The next day was Sunday, and I walked to church, which was in Delaware City. The singing of hymns did not impress me much, and the sermon impressed me even less. Delaware City was much bigger than my native Idvor, and yet the religious service in Idvor was more elaborate. There was no choral singing in the church of Delaware City, and there were no ceremonies with a lot of burning candles and the sweet perfume of burning incense, and there was no ringing of harmonious church-bells. I was disappointed, and wondered why Vila’s mother expected me to drop my Serbian notions and embrace America’s ways, which, so far as public worship was concerned, appeared to me as less attractive than the Serbian ways. Vila’s family met me in front of the church and asked me to ride home with them. A farm-hand riding in a fine carriage with his employer struck me as extraordinary, and I wished to be excused, but they insisted. No rich peasant in Idvor would have done that. In this respect Delaware farmers with their American ways appealed to me more. Another surprise was in store for me: Vila’s mother insisted that I share with the family their Sunday dinner, just as I had shared with them the divine service. I saw in it an effort on her part to show an appreciation of my religious habit and to encourage it, thus proving in practice what she preached to me about the spiritual influence of the American woman. During the dinner I described the Sundays of Idvor, dwelling particularly upon the custom among the Serbian boys and girls of kolo dancing on the village green in front of the church on Sunday afternoons. Vila approved of the custom enthusiastically, but her mother thought that a walk through the peach-orchards, which were then in full bloom, was at least as good. Vila and I walked together that Sunday afternoon. My attendance at church gained for me this favor also.

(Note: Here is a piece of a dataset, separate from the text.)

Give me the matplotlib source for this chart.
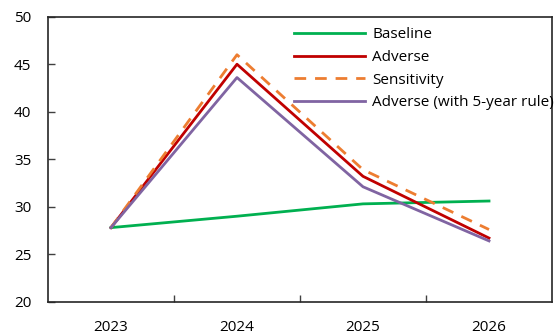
import matplotlib
matplotlib.use("Agg")
import matplotlib.pyplot as plt
from matplotlib.ticker import FixedLocator, NullFormatter, FixedFormatter

plt.rcParams['font.family'] = ['Open Sans', 'DejaVu Sans']

years = ["2023", "2024", "2025", "2026"]
baseline = [27.8, 29.0, 30.3, 30.6]
adverse = [27.8, 45.0, 33.2, 26.7]
sensitivity = [27.8, 46.0, 33.9, 27.6]
adverse_5yr = [27.8, 43.6, 32.1, 26.4]

fig = plt.figure(figsize=(5.54, 3.35), dpi=100)
ax = fig.add_axes([0.0866, 0.0994, 0.9098, 0.8506])

x = list(range(len(years)))
lw = 2.0
ax.plot(x, baseline, color="#00B050", lw=lw, label="Baseline")
ax.plot(x, adverse, color="#C00000", lw=lw, label="Adverse")
ax.plot(x, sensitivity, color="#ED7D31", lw=lw, ls=(0, (4.2, 3.2)), label="Sensitivity")
ax.plot(x, adverse_5yr, color="#8064A2", lw=lw, label="Adverse (with 5-year rule)")

ax.set_xlim(-0.5, len(years) - 0.5)
ax.set_ylim(20, 50)
ax.set_yticks(range(20, 51, 5))

# category axis: tick marks between categories, labels at category centres
ax.xaxis.set_major_locator(FixedLocator([i + 0.5 for i in range(len(years) - 1)]))
ax.xaxis.set_major_formatter(NullFormatter())
ax.xaxis.set_minor_locator(FixedLocator(x))
ax.xaxis.set_minor_formatter(FixedFormatter(years))
ax.tick_params(axis="x", which="major", direction="in", length=5, width=1, color="#404040")
ax.tick_params(axis="x", which="minor", length=0, pad=13, labelsize=11)
ax.tick_params(axis="y", direction="in", length=5, width=1, color="#404040", pad=12, labelsize=11)

for s in ax.spines.values():
    s.set_color("#262626")
    s.set_linewidth(1.2)

ax.legend(loc="upper right", bbox_to_anchor=(1.025, 1.0), frameon=False, fontsize=11,
          handlelength=4.6, handletextpad=0.5, labelspacing=0.5, borderaxespad=0.3)

fig.savefig("out.png", dpi=100)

He who has never seen the Delaware peach-orchards of those days in full bloom, when in the month of May the ground is a deep velvety green, and when the Southern sky seen through the golden atmosphere of a sunny May day reminds one of those mysterious landscapes which form the background in some of Raphael’s Madonna pictures—he who has never seen that glorious sight does not know the heavenly beauty of this little earth. No painter would dare attempt to put on canvas the cloth of flaming gold which on that balmy Sunday afternoon covered the ripples of the sun-kissed Delaware River. Vila asked me whether I had ever seen anything more beautiful in Idvor, and I said no, but added that nothing is as lovely and as sweet as one’s native village. When I informed her that some day I expected to return to it, enriched by my experiences in America, she looked surprised and said:

“Then you do not intend to become an American?”

“No,” said I; and after some hesitation I added: “I ran away from the military frontier because the rulers of the land wanted to transform me into a Hungarian; I ran away from Prague because I objected to Austrian Teutonism; I shall run away from Delaware City also if, as your good mother suggested, I am expected to drop my Serbian notions and become an American. My mother, my native village, my Serbian orthodox faith, and my Serbian language and the people who speak it are my Serbian notions, and one might as well expect me to give up the breath of my life as to give up my Serbian notions.”

“You misunderstood my mother, Michael,” said the Vila; “she only referred to your notions about woman’s work, and you know that European women are expected to do the hard work for which only men are strong enough.”